As August comes to an end, I’m reminded of something that once seemed insignificant.

September 24, 2021, will mark the fourth anniversary of É-Sangamon (Temple Sangamon), the small temple dedicated to the gods of Mesopotamia that was founded in the American Midwest.

The temple shares its name with the region and river which ensures the fertility and stability of the region.

A name that is Potawatomi in origin, “Sain-guee-mon”, meaning “where there is plenty to eat” the name Sangamon also lends itself well to the Sumerian saĝ-ĝá-mu-ún (𒊕𒂷𒈬𒂦) which means “foremost home with a high name”, or “foremost temple, home with a high name” when preceded by the Sumerian term É (𒂍) meaning temple.

Five years ago, before the temple was founded, those liturgical and ritual texts that I had written would never have been considered worthwhile publishing for others. While such texts were shared amongst friends and fellow members of my spiritual community, I never expected that this work would be printed and bound for individuals all over the world to purchase. That however, never stopped me from writing hymns, rituals, and even clumsily formulated theophoric names.

The latter of which included Dumu-amarutu (son of the solar calf — an allusion to Marduk), Dumu-tur (little son), and even Ur-Ninegal (servant of the lady of the exalted house — an allusion to Inanna). All names that I fancied to be appropriate for myself — none of which stuck with me. Instead I chose to keep my birth name. After all, being named after a prophet and a king is sufficient. I digress however, as I could talk about names ad nauseum.
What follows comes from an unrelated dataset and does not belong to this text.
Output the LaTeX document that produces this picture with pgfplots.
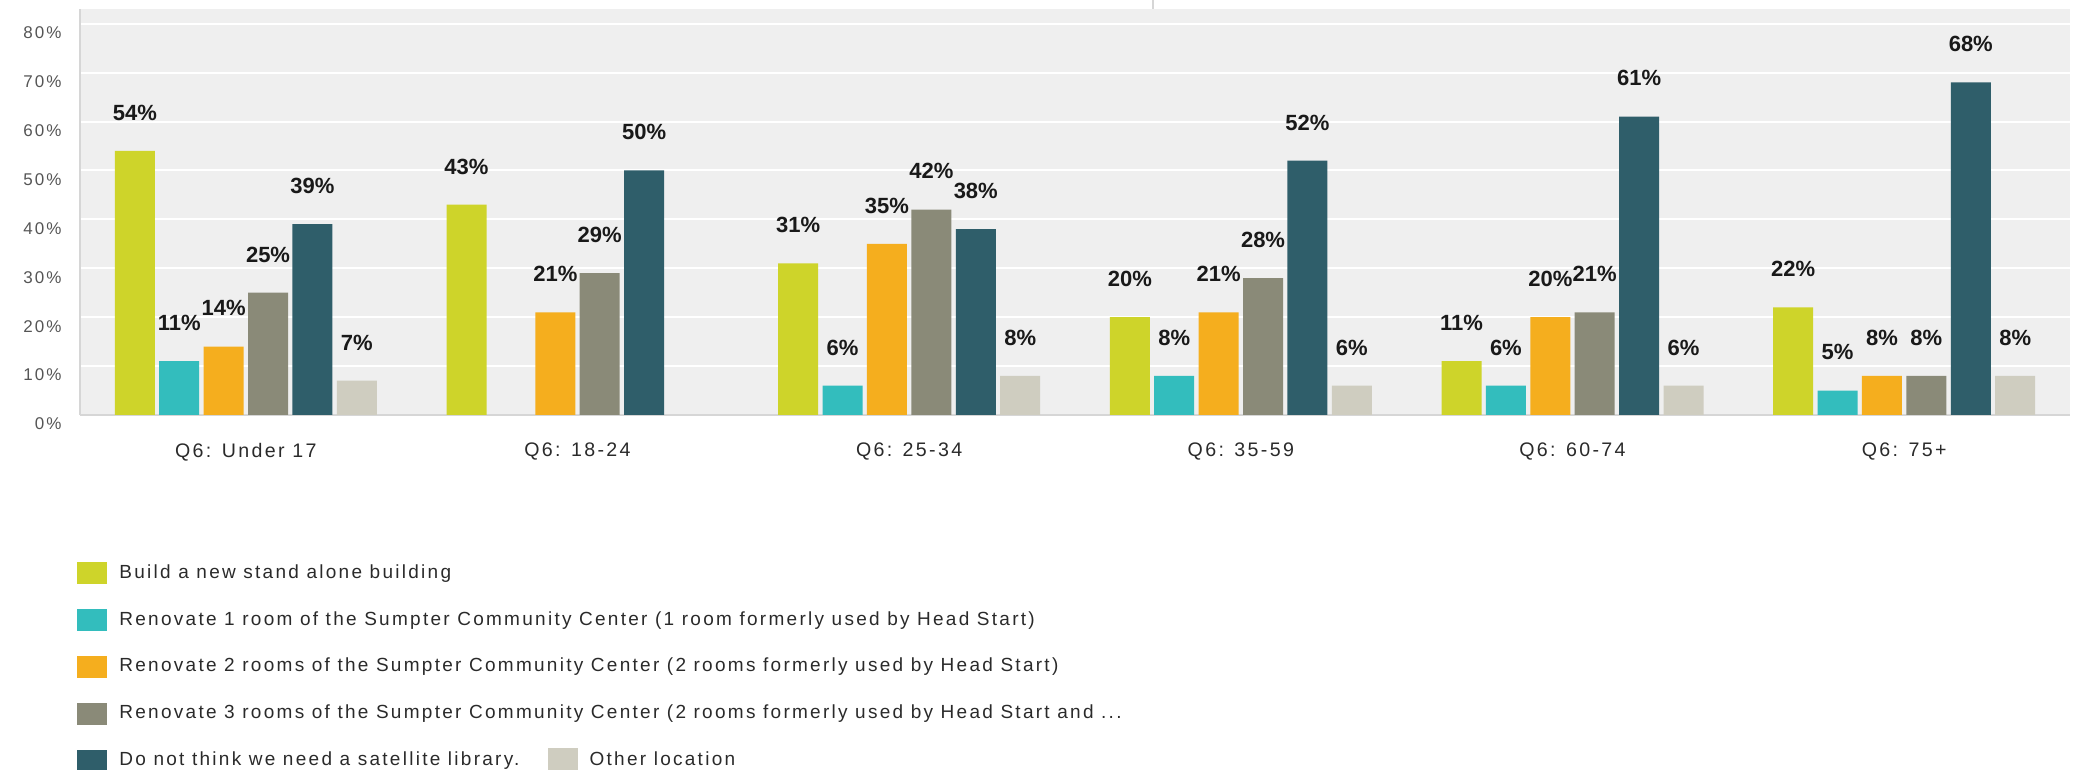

Just last week, I received the tangible form of years of work, fully realized and illustrated.

It still feels surreal and I’m certain that I’m not alone in feeling this way, as many new authors must feel this way. The response has been overwhelming and I am thankful that my contribution to the esoteric community has received a warm welcome.

As history informs us, 2021 BCE saw the gradual decline of the Third Dynasty of Ur (Ur III) and the waning power of the Neo-Sumerian people. Despite this decline however, the Ur III period witnessed a boom in arts, culture, architecture, and literature on a grand scale. In fact, such mass-produced literary texts included the Epic of Gilgamesh.
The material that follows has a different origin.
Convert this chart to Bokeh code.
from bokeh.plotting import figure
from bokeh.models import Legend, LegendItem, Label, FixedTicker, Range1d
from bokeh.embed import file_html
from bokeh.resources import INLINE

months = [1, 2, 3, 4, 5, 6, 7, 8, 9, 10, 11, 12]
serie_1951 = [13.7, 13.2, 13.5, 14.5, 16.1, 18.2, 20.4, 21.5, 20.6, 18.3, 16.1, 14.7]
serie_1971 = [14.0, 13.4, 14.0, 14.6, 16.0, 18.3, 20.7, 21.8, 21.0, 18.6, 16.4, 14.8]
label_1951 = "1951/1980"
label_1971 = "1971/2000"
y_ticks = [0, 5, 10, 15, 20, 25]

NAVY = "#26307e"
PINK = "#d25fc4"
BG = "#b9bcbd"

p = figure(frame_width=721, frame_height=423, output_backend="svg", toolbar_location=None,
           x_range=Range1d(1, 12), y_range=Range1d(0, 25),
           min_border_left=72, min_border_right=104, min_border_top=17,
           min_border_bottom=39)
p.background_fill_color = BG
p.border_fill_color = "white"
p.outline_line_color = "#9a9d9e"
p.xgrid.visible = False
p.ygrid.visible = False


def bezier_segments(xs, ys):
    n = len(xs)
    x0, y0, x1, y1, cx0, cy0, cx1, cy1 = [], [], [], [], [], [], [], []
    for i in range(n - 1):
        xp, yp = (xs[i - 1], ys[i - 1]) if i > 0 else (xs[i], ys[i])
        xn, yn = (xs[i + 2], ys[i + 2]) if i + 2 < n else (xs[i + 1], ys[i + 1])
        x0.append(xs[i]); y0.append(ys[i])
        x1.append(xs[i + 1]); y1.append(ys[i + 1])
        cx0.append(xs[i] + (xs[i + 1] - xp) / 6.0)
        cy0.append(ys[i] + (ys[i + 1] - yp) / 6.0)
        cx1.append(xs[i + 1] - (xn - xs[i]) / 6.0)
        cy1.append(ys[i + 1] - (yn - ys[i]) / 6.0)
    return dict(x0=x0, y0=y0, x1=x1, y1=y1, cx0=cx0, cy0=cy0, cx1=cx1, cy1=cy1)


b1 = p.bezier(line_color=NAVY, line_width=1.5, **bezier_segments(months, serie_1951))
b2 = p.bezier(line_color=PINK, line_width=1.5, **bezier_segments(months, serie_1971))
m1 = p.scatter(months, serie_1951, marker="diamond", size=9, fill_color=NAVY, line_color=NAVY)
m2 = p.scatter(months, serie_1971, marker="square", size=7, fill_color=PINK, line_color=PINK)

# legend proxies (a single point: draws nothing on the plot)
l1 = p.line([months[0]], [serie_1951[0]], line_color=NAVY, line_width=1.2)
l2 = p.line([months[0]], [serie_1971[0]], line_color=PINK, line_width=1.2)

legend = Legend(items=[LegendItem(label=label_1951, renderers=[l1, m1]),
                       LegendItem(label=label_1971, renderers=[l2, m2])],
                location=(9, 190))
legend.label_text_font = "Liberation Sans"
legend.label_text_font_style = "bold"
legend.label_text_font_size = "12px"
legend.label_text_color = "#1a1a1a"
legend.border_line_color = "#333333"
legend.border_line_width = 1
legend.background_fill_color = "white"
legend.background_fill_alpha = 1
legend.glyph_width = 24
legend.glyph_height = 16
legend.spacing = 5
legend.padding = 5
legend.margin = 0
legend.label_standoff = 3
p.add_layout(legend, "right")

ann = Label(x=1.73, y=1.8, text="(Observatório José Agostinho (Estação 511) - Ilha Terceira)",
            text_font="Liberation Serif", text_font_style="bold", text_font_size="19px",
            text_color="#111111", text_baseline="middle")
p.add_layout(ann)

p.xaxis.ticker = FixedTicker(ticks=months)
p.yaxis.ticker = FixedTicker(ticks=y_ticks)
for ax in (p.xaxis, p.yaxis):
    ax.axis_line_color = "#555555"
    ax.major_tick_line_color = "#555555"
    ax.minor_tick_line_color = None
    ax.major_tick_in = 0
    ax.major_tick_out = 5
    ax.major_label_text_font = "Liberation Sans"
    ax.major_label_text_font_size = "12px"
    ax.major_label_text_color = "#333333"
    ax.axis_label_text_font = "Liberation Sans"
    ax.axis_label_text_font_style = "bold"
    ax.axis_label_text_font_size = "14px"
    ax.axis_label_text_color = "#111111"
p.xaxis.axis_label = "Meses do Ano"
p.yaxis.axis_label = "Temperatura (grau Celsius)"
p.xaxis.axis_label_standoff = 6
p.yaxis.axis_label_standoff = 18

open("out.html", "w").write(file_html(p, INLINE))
My many conversations with my colleagues and friends leads me to believe that the esoteric community — specifically our corner of the esoteric community as Mesopotamian polytheists, pagans, and occultists, is experiencing something akin to a renaissance as 2021 CE slowly becomes 2022 CE. Despite the challenges that last year and even this year have posed for all of us, artists I have the privilege to know are flexing their creative muscles to brings the gods of Sumer, Akkad, Nippur, Babylon, and Aššur to life; academic pagans and polytheists are expanding our views and assumptions by sharing new insights informed by new research; community leaders are organizing conferences online to provide a platform for the Mesopotamian community; temples are being established both on and offline.

Perhaps several millennia of silence have come to an end.